Groves shook his head. “Cheaper to buy four lots on this corner, with the great view, than one lot there. Had some single-wides hauled off for scrap and built a nice house.”

“With a great view and an outdoor office,” Troy said. Unless it was raining too much, they always met out on this deck, elevated like the rest of the house a dozen feet off the ground, and with a blue Sunbrella sunshade overhead. “But what happens when our next influx of yuppies buys up all the lots on Snake Key and jacks up the real estate prices? Where do the old-Florida ‘Snakers' go then?”
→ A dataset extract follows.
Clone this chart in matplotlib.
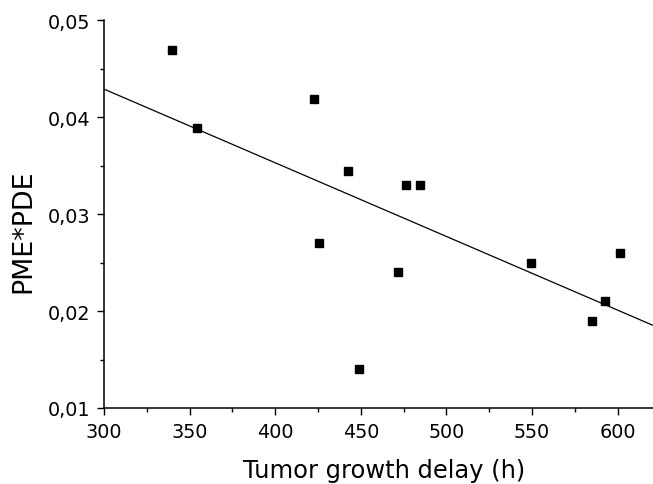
import matplotlib
matplotlib.use("Agg")
import matplotlib.pyplot as plt
import numpy as np
from matplotlib.ticker import MultipleLocator, FuncFormatter

plt.rcParams['font.family'] = ['DejaVu Sans']

delay_h = [339.5, 354.5, 422.8, 425.7, 442.5, 448.9, 471.7, 476.6, 484.6, 549.6, 584.8, 592.6, 601.5]
pme_pde = [0.0469, 0.0389, 0.0419, 0.0270, 0.0345, 0.0140, 0.0240, 0.0330, 0.0330, 0.0250, 0.0190, 0.0210, 0.0260]

fit_intercept_at_300 = 0.0429
fit_slope = -7.6e-5
fit_x = [300, 620.7]

fig = plt.figure(figsize=(6.53, 4.85), dpi=100)
ax = fig.add_axes([104/653, 76/485, 1 - 104/653, (409 - 21.3)/485])

fx = np.array(fit_x)
ax.plot(fx, fit_intercept_at_300 + fit_slope * (fx - 300), color='black', lw=0.9, solid_capstyle='butt')
ax.plot(delay_h, pme_pde, linestyle='none', marker='s', markersize=6.2, color='black')

ax.set_xlim(300, 620.7)
ax.set_ylim(0.01, 0.05)
ax.xaxis.set_major_locator(MultipleLocator(50))
ax.xaxis.set_minor_locator(MultipleLocator(25))
ax.yaxis.set_major_locator(MultipleLocator(0.01))
ax.yaxis.set_minor_locator(MultipleLocator(0.005))
ax.yaxis.set_major_formatter(FuncFormatter(lambda v, p: f"{v:.2f}".replace('.', ',')))

for s in ['top', 'right']:
    ax.spines[s].set_visible(False)
for s in ['left', 'bottom']:
    ax.spines[s].set_linewidth(1.1)
    ax.spines[s].set_clip_on(False)

ax.tick_params(which='major', direction='out', length=5, width=1.0, labelsize=13.8, pad=5)
ax.tick_params(which='minor', direction='out', length=3, width=1.0)

ax.set_xlabel('Tumor growth delay (h)', fontsize=17.4, va='center')
ax.set_ylabel('PME*PDE', fontsize=19.4, va='center')
ax.xaxis.set_label_coords((384 - 104) / 549, (409 - 471) / 387.7)
ax.yaxis.set_label_coords((23 - 104) / 549, (409 - 231.5) / 387.7)

fig.savefig('out.png', dpi=100)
“You skipped last Friday,” Panda said, ignoring the question as he opened his laptop. Troy usually had an appointment with the psychologist for every Friday afternoon.

“Town meeting,” Troy said. “Last Friday of each month.”

“Town meeting is at seven p.m. Your usual time here is five.”

“I had some paperwork to finish up. For the town meeting.”

Groves stared at Troy. He had the most deadpan stare Troy could recall seeing. “Sure,” Groves said. “We could schedule you for another day.”

“No. This is good. I just need to plan for it a little better. Get my work done early.”

Groves nodded. “You work from seven to seven. And most weekends you are in the office part time too?”

“I like my job.”

Groves stared at Troy.

“And,” Troy said, “we're always a little short-handed. Especially if there's anyone in the cells. Got to keep a person in the station when that happens.”

“Who made that rule?”

“I did.”

Groves stared at Troy some more.

“I know. I created my own problem,” Troy said.

“Why did your dreams switch?” Groves said.

“I told you why.”

“Tell me why again.”

“I used to dream about the man who was about to decapitate his wife. I shot him before he could. I was reprimanded but not fired. The other officers present didn't exactly come to my defense.”

“And so you dreamed, often, that the man had, in fact, surrendered and you had shot him anyway,” Groves said. “What did you come to think about all that?”

“At first I came to think I had killed a man for no good reason,” Troy said. “Then, later, I came to suspect, at least, that I was bending the dream to suit the report from the Internal Affairs investigation.”